From North Dakota to Arizona, strong, talented, accomplished Native American women are taking up the challenge of protecting themselves and their sisters, their mothers and aunts, their grandmothers and granddaughters, from the devastation of domestic violence and sexual assault.
The level of violence against women and children in the U.S. is appalling, and the numbers for Native American women and children are staggering.
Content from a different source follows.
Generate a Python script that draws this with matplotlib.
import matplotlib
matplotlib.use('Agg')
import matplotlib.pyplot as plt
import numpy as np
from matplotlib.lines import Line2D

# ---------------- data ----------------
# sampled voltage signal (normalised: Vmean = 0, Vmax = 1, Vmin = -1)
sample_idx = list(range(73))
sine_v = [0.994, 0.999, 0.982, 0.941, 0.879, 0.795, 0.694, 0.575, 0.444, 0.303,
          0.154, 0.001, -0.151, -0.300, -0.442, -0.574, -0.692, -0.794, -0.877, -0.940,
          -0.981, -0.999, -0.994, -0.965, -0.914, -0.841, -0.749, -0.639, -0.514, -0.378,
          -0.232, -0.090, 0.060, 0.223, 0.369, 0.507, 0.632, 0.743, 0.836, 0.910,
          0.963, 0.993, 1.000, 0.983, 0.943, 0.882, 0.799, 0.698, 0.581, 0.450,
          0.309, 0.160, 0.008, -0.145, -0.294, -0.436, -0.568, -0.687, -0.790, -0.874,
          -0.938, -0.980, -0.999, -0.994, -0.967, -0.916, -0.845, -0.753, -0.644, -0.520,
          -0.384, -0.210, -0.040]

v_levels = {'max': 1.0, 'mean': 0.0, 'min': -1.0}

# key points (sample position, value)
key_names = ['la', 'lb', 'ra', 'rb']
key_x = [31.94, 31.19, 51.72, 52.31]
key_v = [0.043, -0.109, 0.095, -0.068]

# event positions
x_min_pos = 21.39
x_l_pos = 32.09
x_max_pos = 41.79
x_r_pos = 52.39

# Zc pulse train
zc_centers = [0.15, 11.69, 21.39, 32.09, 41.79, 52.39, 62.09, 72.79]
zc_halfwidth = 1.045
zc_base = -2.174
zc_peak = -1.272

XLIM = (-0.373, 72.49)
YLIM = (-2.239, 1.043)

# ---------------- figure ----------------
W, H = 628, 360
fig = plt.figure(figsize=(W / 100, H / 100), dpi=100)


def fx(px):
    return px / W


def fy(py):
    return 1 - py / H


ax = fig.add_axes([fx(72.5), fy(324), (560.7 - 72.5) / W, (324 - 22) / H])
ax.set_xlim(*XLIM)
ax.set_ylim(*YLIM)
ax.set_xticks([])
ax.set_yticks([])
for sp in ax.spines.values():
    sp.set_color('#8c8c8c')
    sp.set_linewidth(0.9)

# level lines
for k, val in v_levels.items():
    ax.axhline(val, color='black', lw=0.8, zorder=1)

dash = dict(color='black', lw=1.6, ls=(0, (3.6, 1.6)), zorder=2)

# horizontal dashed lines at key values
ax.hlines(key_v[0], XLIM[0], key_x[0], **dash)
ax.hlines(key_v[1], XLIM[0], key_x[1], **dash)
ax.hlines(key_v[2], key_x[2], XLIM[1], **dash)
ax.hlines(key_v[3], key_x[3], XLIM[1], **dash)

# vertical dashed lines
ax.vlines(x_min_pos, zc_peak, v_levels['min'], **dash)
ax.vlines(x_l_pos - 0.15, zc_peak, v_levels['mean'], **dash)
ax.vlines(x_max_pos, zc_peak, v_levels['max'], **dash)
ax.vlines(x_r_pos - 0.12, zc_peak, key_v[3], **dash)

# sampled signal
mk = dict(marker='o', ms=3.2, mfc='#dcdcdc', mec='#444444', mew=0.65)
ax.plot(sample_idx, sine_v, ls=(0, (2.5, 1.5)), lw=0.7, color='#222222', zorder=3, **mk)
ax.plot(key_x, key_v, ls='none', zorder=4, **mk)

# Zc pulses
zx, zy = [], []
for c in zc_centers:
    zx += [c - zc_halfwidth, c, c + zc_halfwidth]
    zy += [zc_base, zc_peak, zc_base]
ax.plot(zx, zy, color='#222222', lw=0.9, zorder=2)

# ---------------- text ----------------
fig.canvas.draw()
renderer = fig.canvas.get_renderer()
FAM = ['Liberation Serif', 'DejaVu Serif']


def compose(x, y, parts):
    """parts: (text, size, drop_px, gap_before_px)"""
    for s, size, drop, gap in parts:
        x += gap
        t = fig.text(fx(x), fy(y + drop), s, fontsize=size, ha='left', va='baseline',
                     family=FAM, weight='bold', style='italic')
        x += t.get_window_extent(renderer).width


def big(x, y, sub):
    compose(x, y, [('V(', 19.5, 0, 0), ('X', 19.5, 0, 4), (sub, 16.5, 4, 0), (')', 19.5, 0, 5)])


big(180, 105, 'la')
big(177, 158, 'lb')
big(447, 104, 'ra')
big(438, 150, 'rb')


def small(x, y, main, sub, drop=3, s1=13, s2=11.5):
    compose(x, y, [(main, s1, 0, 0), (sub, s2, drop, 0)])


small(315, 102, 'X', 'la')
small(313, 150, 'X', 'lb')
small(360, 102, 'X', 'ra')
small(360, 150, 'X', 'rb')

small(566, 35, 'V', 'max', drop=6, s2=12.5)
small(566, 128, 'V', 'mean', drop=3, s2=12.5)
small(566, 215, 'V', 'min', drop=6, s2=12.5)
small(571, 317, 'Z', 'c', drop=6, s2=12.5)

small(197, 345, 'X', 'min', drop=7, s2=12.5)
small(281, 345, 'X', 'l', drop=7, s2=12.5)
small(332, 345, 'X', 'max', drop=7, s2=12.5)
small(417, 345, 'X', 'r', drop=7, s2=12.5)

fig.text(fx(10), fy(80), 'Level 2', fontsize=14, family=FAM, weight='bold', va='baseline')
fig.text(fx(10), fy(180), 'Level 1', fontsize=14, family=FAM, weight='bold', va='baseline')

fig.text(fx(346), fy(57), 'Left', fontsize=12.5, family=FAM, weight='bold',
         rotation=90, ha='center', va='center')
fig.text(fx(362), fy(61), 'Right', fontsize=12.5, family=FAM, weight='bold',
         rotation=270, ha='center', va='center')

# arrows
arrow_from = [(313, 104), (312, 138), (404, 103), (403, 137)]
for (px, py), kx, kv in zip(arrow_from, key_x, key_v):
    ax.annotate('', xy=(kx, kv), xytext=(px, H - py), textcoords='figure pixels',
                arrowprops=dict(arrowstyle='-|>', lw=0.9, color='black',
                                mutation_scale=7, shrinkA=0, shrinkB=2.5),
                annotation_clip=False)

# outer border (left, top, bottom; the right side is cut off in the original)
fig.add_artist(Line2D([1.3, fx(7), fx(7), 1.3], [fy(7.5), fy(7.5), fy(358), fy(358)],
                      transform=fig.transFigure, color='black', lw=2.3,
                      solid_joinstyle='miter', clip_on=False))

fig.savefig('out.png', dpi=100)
An estimated one in three Native American women will suffer a sexual assault in her lifetime, compared with one in six for the population as a whole, according to figures from the U.S. Justice Department.
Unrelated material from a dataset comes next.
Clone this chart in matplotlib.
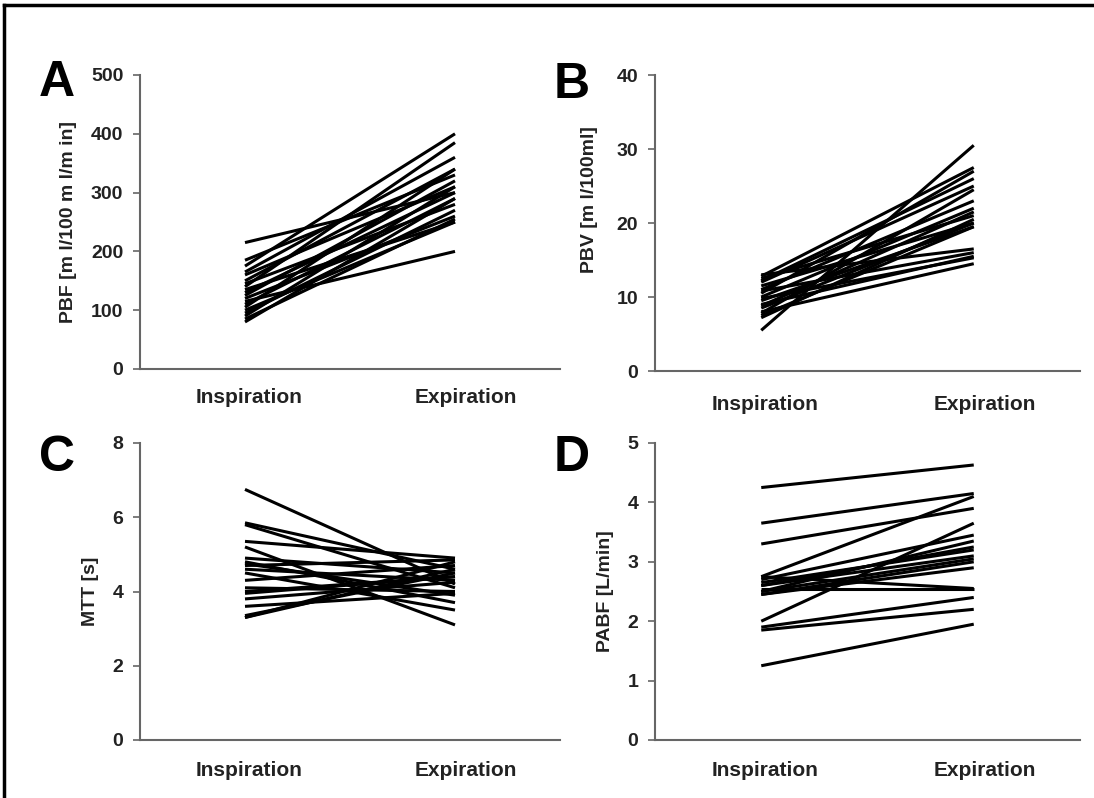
import matplotlib
matplotlib.use('Agg')
import matplotlib.pyplot as plt
from matplotlib.lines import Line2D

plt.rcParams['font.family'] = ['Liberation Sans', 'DejaVu Sans']
plt.rcParams['font.weight'] = 'bold'

phases = ['Inspiration', 'Expiration']

# Panel A: PBF
pbf_insp = [215, 185, 175, 165, 160, 150, 145, 140, 135, 130,
            125, 120, 115, 110, 105, 100, 95, 90, 85, 80]
pbf_exp = [300, 330, 400, 360, 310, 340, 280, 385, 250, 300,
           320, 260, 200, 290, 340, 250, 270, 310, 255, 290]

# Panel B: PBV
pbv_insp = [13.0, 12.8, 12.5, 12.0, 11.5, 11.0, 10.8, 10.5, 10.0, 9.5,
            9.0, 8.8, 8.5, 8.0, 7.8, 7.5, 7.2, 5.5, 12.2, 9.8]
pbv_exp = [16.5, 27.5, 21.0, 25.0, 20.0, 23.0, 16.0, 27.0, 22.0, 19.5,
           15.5, 21.5, 20.0, 14.5, 24.5, 19.5, 20.5, 30.5, 26.0, 15.3]

# Panel C: MTT
mtt_insp = [6.75, 5.85, 5.35, 5.2, 4.9, 4.8, 4.7, 4.6, 4.5, 4.3,
            4.1, 3.95, 3.8, 3.6, 3.35, 3.3, 4.0, 4.75, 5.8, 3.3]
mtt_exp = [4.2, 4.6, 4.9, 3.1, 4.5, 3.7, 4.85, 4.3, 3.5, 4.7,
           4.0, 4.4, 4.25, 3.95, 4.5, 4.6, 4.4, 3.9, 4.1, 4.8]

# Panel D: PABF
pabf_insp = [4.25, 3.65, 3.3, 2.75, 2.7, 2.65, 2.6, 2.55, 2.5, 2.45,
             2.45, 2.75, 2.0, 1.9, 1.85, 1.25, 2.6, 2.5]
pabf_exp = [4.63, 4.15, 3.9, 4.1, 3.45, 3.2, 3.1, 2.55, 3.35, 3.0,
            2.9, 2.55, 3.65, 2.4, 2.2, 1.95, 3.25, 3.05]

panels = [
    ('A', pbf_insp, pbf_exp, 'PBF [m l/100 m l/m in]', (0, 500), range(0, 501, 100)),
    ('B', pbv_insp, pbv_exp, 'PBV [m l/100ml]', (0, 40), range(0, 41, 10)),
    ('C', mtt_insp, mtt_exp, 'MTT [s]', (0, 8), range(0, 9, 2)),
    ('D', pabf_insp, pabf_exp, 'PABF [L/min]', (0, 5), range(0, 6, 1)),
]

W, H = 1094, 798
fig = plt.figure(figsize=(W / 100, H / 100), dpi=100)

# axes boxes in pixels: left, top, right, bottom
boxes = [(140, 75, 560, 369), (655, 75, 1080, 371),
         (140, 443, 560, 740), (655, 443, 1080, 740)]
letter_pos = [(39, 96), (554, 98), (39, 471), (554, 471)]
xlab_pad = [14, 17, 15, 15]

for i, ((lab, ins, exp, ylab, ylim, yt), (l, t, r, b), (lx, ly)) in enumerate(zip(panels, boxes, letter_pos)):
    ax = fig.add_axes([l / W, 1 - b / H, (r - l) / W, (b - t) / H])
    for a, e in zip(ins, exp):
        ax.plot([1, 2], [a, e], color='black', lw=2.2, solid_capstyle='butt')
    ax.set_xlim(0.5, 2.5)
    ax.set_ylim(ylim)
    ax.set_yticks(list(yt))
    ax.set_xticks([1.02, 2.05])
    ax.set_xticklabels(phases, fontsize=15, fontweight='bold', color='#222222')
    ax.tick_params(axis='x', length=0, pad=xlab_pad[i])
    ax.tick_params(axis='y', length=5, width=1.2, color='#666666', pad=7,
                   labelsize=14, labelcolor='#222222')
    for lbl in ax.get_yticklabels():
        lbl.set_fontweight('bold')
    ax.spines['top'].set_visible(False)
    ax.spines['right'].set_visible(False)
    ax.spines['left'].set_color('#666666')
    ax.spines['bottom'].set_color('#666666')
    ax.spines['left'].set_linewidth(1.5)
    ax.spines['bottom'].set_linewidth(1.5)
    ax.set_ylabel(ylab, fontsize=14, fontweight='bold', labelpad=10, color='#222222')
    if lab == 'B':
        # label sits above the middle in the original
        ax.yaxis.set_label_coords(-0.134, 0.58)
    fig.text(lx / W, 1 - ly / H, lab, fontsize=36, fontweight='bold', ha='left', va='baseline')

# frame lines at the top and left edges
fig.add_artist(Line2D([4 / W, 1], [1 - 5 / H, 1 - 5 / H], color='black', lw=2.5,
                      transform=fig.transFigure))
fig.add_artist(Line2D([4 / W, 4 / W], [0, 1 - 5 / H], color='black', lw=2.5,
                      transform=fig.transFigure))

fig.savefig('out.png', dpi=100)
“Crimes against Indian women and children strike at the very heart of tribal sovereignty,” reads the 2007 Senate Indian Affairs Committee concept paper on law and order that identified domestic violence and sexual assault as one of the five critical areas in which law enforcement in Indian country was failing.
Following the release of the paper in November 2007, the Tribal Law and Order Act of 2008 was introduced in the Senate and the House July 23, 2008. The last action on the bill was Sept. 18, 2008, when the Senate Committee on Indian Affairs held hearings. The bill didn’t pass and was reintroduced in the 111th Congress April 2. The Senate held a hearing on the proposed legislation June 25. Sen. Byron Dorgan, D-N.D., has scheduled another hearing for mid-September, and the Department of Justice Office on Violence Against Women is considering a Tribal Consultation Oct. 30 in Minneapolis.
Congress is expected to be absorbed in health care reform and climate-change legislation this fall.
But in North Dakota, Linda Thompson and her colleagues at the First Nations Women’s Alliance and its member organizations are organizing themselves to be more effective in supporting – and healing – the victims of domestic violence and sexual assault on the four North Dakota Indian reservations.